- _Data provided_

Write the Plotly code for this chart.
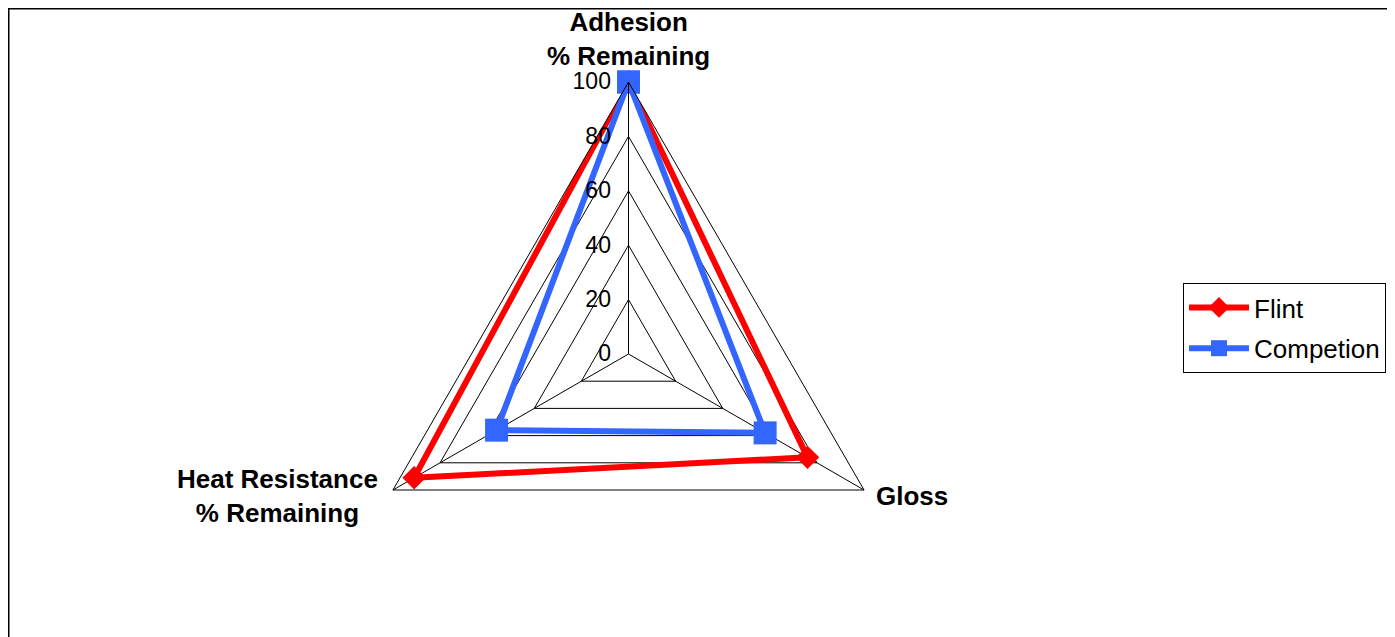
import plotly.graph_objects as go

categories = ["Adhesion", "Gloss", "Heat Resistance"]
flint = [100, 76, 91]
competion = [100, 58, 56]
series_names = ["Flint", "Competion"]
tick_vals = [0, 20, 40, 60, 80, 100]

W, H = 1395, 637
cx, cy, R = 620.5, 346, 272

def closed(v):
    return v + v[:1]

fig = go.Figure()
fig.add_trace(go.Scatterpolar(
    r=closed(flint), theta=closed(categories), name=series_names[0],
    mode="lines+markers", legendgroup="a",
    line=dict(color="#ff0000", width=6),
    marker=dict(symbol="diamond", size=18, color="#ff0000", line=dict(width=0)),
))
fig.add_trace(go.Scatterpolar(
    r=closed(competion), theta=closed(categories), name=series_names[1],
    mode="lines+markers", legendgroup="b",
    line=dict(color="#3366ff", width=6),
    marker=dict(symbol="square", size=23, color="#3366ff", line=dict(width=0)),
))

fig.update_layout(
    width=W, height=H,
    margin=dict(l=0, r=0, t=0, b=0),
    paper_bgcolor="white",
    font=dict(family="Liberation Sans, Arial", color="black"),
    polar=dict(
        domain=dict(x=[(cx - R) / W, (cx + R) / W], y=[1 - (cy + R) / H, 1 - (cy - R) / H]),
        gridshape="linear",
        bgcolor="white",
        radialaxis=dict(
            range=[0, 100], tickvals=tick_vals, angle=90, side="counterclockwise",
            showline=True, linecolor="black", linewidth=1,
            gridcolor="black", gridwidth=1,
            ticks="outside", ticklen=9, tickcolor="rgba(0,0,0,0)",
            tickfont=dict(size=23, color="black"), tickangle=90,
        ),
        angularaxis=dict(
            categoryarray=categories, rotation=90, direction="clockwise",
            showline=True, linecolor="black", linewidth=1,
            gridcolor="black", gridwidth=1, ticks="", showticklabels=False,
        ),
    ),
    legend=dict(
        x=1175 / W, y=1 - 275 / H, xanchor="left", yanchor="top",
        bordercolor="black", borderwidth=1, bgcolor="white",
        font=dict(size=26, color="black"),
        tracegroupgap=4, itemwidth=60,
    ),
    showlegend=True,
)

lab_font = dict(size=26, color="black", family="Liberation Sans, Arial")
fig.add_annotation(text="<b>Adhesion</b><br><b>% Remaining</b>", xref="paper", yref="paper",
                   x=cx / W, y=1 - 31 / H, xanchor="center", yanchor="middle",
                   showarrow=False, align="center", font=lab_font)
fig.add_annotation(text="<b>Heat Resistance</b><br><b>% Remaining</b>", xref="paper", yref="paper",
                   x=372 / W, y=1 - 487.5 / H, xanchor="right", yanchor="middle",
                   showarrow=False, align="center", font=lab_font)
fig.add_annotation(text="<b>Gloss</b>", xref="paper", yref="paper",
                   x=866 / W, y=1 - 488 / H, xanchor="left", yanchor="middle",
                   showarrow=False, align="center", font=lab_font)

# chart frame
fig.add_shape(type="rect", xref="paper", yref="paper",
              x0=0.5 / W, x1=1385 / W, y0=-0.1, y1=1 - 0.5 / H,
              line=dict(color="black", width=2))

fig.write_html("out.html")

- _Task requirements_
Copy nothing but the lines from the top of the data down to the line containing "return v + v[:1]", and leave the pictures out.

- _Result for this task_
Write the Plotly code for this chart.
import plotly.graph_objects as go

categories = ["Adhesion", "Gloss", "Heat Resistance"]
flint = [100, 76, 91]
competion = [100, 58, 56]
series_names = ["Flint", "Competion"]
tick_vals = [0, 20, 40, 60, 80, 100]

W, H = 1395, 637
cx, cy, R = 620.5, 346, 272

def closed(v):
    return v + v[:1]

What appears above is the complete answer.